Morphological alterations in neocortical and cerebellar GABAergic neurons in a canine model of juvenile Batten disease.

The pathogenesis of brain dysfunction in a canine model of juvenile Batten disease was studied with techniques designed to determine sequential changes in mitochondrial morphology and cytochrome oxidase (CO) activity, and in neurons and synapses using gamma-aminobutyric acid (GABA) as a neurotransmitter. Histochemical and immunocytochemical methods were employed. Mitochondrial alterations were found in a select population of nonpyramidal neurons in neocortex and claustrum, and in cerebellar basket cells. Proportions of affected neurons at any one time remained constant over the disease course, with morphologically-abnormal mitochondria first being recognized at age 6 months.

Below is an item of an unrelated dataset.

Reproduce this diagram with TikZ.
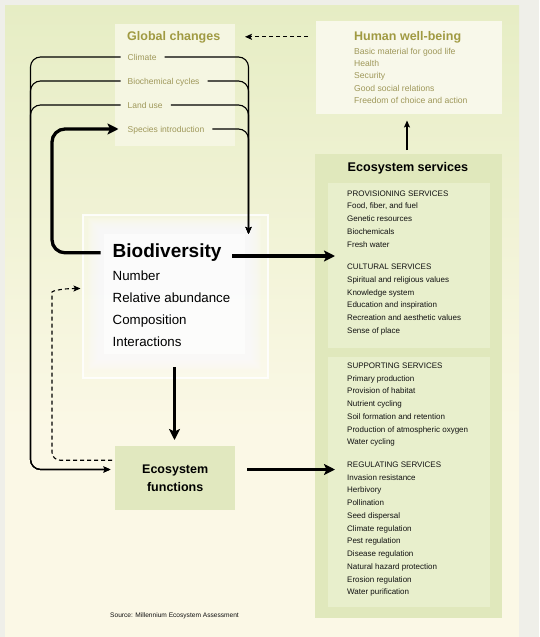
\documentclass[tikz,border=0pt]{standalone}
\usepackage{fontspec}
\setmainfont{Liberation Sans}
\usetikzlibrary{arrows.meta,calc}
\definecolor{outerbg}{HTML}{EFEFE9}
\definecolor{panelTop}{HTML}{E6EDC4}
\definecolor{panelBot}{HTML}{FBF8E6}
\definecolor{gcfill}{HTML}{F5F6E2}
\definecolor{hwfill}{HTML}{F8F8EA}
\definecolor{esfill}{HTML}{E0E8BC}
\definecolor{esinner}{HTML}{E8EFCC}
\definecolor{effill}{HTML}{E1E8BF}
\definecolor{olivetitle}{HTML}{A09A42}
\definecolor{oliveitem}{HTML}{9F985A}
\definecolor{estext}{HTML}{111111}
\begin{document}
\begin{tikzpicture}[x=1pt,y=-1pt,
  every node/.style={inner sep=0pt, anchor=base west},
  boxnode/.style={anchor=north west, draw=none, minimum width=#1},
  gctitle/.style={font=\bfseries\fontsize{12.5}{14}\selectfont, text=olivetitle},
  gcitem/.style={font=\fontsize{8.5}{10}\selectfont, text=oliveitem, text height=6pt, text depth=0pt},
  hwitem/.style={font=\fontsize{8.6}{10}\selectfont, text=oliveitem},
  esitem/.style={font=\fontsize{8}{10}\selectfont, text=estext},
  bioitem/.style={font=\fontsize{13.3}{15}\selectfont},
  thinline/.style={line width=1.1pt, draw=black},
  thintip/.style={-{Stealth[length=7pt,width=6pt,inset=1.5pt]}},
  bigline/.style={line width=3.3pt, draw=black, -{Stealth[length=11pt,width=11pt,inset=2.5pt]}},
  dashline/.style={line width=1.1pt, dash pattern=on 4pt off 3pt}
]
\useasboundingbox (0,0) rectangle (539,637);
% background
\fill[outerbg] (0,0) rectangle (539,637);
\fill[top color=panelTop, bottom color=panelBot] (5,5) rectangle (519,430);
\fill[panelBot] (5,430) rectangle (519,637);

% boxes
\node[boxnode=119.5pt, minimum height=121.5pt, fill=gcfill] (gcbox) at (115,24) {};
\node[boxnode=186pt, minimum height=93.5pt, fill=hwfill] (hwbox) at (316,20.5) {};
\node[boxnode=187pt, minimum height=464pt, fill=esfill] (esbox) at (315,154) {};
\node[boxnode=162pt, minimum height=165pt, fill=esinner] (inner1) at (328,183) {};
\node[boxnode=162pt, minimum height=250pt, fill=esinner] (inner2) at (328,357) {};
\node[boxnode=120pt, minimum height=64pt, fill=effill] (efbox) at (115,446) {};

% biodiversity frame and glow
\node[boxnode=185pt, minimum height=162.5pt, fill=white, fill opacity=0.3, draw=white, draw opacity=0.85, line width=2.2pt] (bioframe) at (82,214) {};
\foreach \d in {12,11,...,0}
  \fill[white, opacity=0.12] (100-\d,230-\d) rectangle (249+\d,358+\d);
\fill[white, opacity=0.6] (104,234) rectangle (245,354);

% Global changes
\node[gctitle] (gct) at (127,40) {Global changes};
\node[gcitem] (gc1) at (127.5,60) {Climate};
\node[gcitem] (gc2) at (127.5,84) {Biochemical cycles};
\node[gcitem] (gc3) at (127.5,108) {Land use};
\node[gcitem] (gc4) at (127.5,132) {Species introduction};

% Human well-being
\node[gctitle] (hwt) at (354,40) {Human well-being};
\foreach \t [count=\i] in {{Basic material for good life},{Health},{Security},{Good social relations},{Freedom of choice and action}}
  \node[hwitem] (hw\i) at (354,{54.3+12.25*(\i-1)}) {\t};

% Ecosystem services
\node[font=\bfseries\fontsize{12.6}{14}\selectfont] (est) at (347.5,171.7) {Ecosystem services};
\foreach \t [count=\i] in {{PROVISIONING SERVICES},{Food, fiber, and fuel},{Genetic resources},{Biochemicals},{Fresh water}}
  \node[esitem] (pa\i) at (347,{196+12.75*(\i-1)}) {\t};
\foreach \t [count=\i] in {{CULTURAL SERVICES},{Spiritual and religious values},{Knowledge system},{Education and inspiration},{Recreation and aesthetic values},{Sense of place}}
  \node[esitem] (pb\i) at (347,{269.7+12.75*(\i-1)}) {\t};
\foreach \t [count=\i] in {{SUPPORTING SERVICES},{Primary production},{Provision of habitat},{Nutrient cycling},{Soil formation and retention},{Production of atmospheric oxygen},{Water cycling}}
  \node[esitem] (pc\i) at (347,{368.3+12.75*(\i-1)}) {\t};
\foreach \t [count=\i] in {{REGULATING SERVICES},{Invasion resistance},{Herbivory},{Pollination},{Seed dispersal},{Climate regulation},{Pest regulation},{Disease regulation},{Natural hazard protection},{Erosion regulation},{Water purification}}
  \node[esitem] (pd\i) at (347,{467.3+12.75*(\i-1)}) {\t};

% Biodiversity
\node[font=\bfseries\fontsize{19}{21}\selectfont] (biot) at (112.5,257.7) {Biodiversity};
\node[bioitem] (bio1) at (112.5,280) {Number};
\node[bioitem] (bio2) at (112.5,302.3) {Relative abundance};
\node[bioitem] (bio3) at (112.5,324.7) {Composition};
\node[bioitem] (bio4) at (112.5,346.7) {Interactions};

% Ecosystem functions
\node[anchor=center, align=center, font=\bfseries\fontsize{12.5}{18}\selectfont] (eft) at (efbox.center) {Ecosystem\\functions};

% Source
\node[font=\fontsize{6.6}{8}\selectfont, text=estext] (src) at (110,617.3) {Source: Millennium Ecosystem Assessment};

% coordinates
\coordinate (bioIn) at (248.5,234);
\coordinate (leftRail) at (30.5,469.5);
\coordinate (efIn) at (110.5,469.5);
\coordinate (thickRail) at (52,129);
\coordinate (bioOutA) at (232,256);
\coordinate (bioOutB) at (335,256);
\coordinate (efOutA) at (247,469.5);
\coordinate (efOutB) at (335,469.5);
\coordinate (downA) at (174.5,367);
\coordinate (downB) at (174.5,440);
\coordinate (upA) at (407,150);
\coordinate (upB) at (407,120.5);
\coordinate (dashTopA) at (308,36.8);
\coordinate (dashTopB) at (245,36.8);
\coordinate (dashRail) at (52,300);
\coordinate (dashEnd) at (80.5,288.5);

% thin connectors from global changes
\foreach \n in {gc1,gc2,gc3,gc4}
  \draw[thinline, thintip, rounded corners=10pt, shorten <=8pt] (\n.east) -| (bioIn);
\foreach \n in {gc1,gc2,gc3}
  \draw[thinline, thintip, rounded corners=10pt, shorten <=7pt] (\n.west) -| (leftRail) -- (efIn);

% thick connectors
\draw[bigline, rounded corners=13pt, shorten <=12pt, shorten >=9pt] (biot.west) -| (thickRail) -- (gc4.west);
\draw[bigline] (bioOutA) -- (bioOutB);
\draw[bigline] (efOutA) -- (efOutB);
\draw[bigline] (downA) -- (downB);

% up arrow
\draw[line width=1.5pt, thintip] (upA) -- (upB);

% dashed arrows
\draw[dashline, thintip] (dashTopA) -- (dashTopB);
\draw[dashline, thintip, rounded corners=8pt] ($(efbox.west)+(-3,-18)$) -| (dashRail) .. controls (52,291) and (62,288.5) .. (dashEnd);
\end{tikzpicture}
\end{document}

Enlarged mitochondria were readily identifiable at the light microscope (LM) level as large CO-positive or mitochondrial antibody-positive granular structures. Colabelling with antibodies to GABA or to parvalbumin (PV) indicated that most of these cells were GABAergic. Ultrastructurally, atypical mitochondria were characterized by globular enlargement, intramitochondrial membranous inclusions, and disorganized internal structure. CO activity in all other cell somata and in neuropil was diminished compared with normal, age-matched tissue. Glutamic acid decarboxylase (GAD), PV, and GABA studies demonstrated loss of GABAergic neurons and synapses in cortex and cerebellum of affected dogs. These results indicate that abnormal mitochondria are present in neurons in Batten disease, and suggest that suboptimal mitochondrial function may play a role in the pathogenic mechanisms of brain dysfunction in this disorder.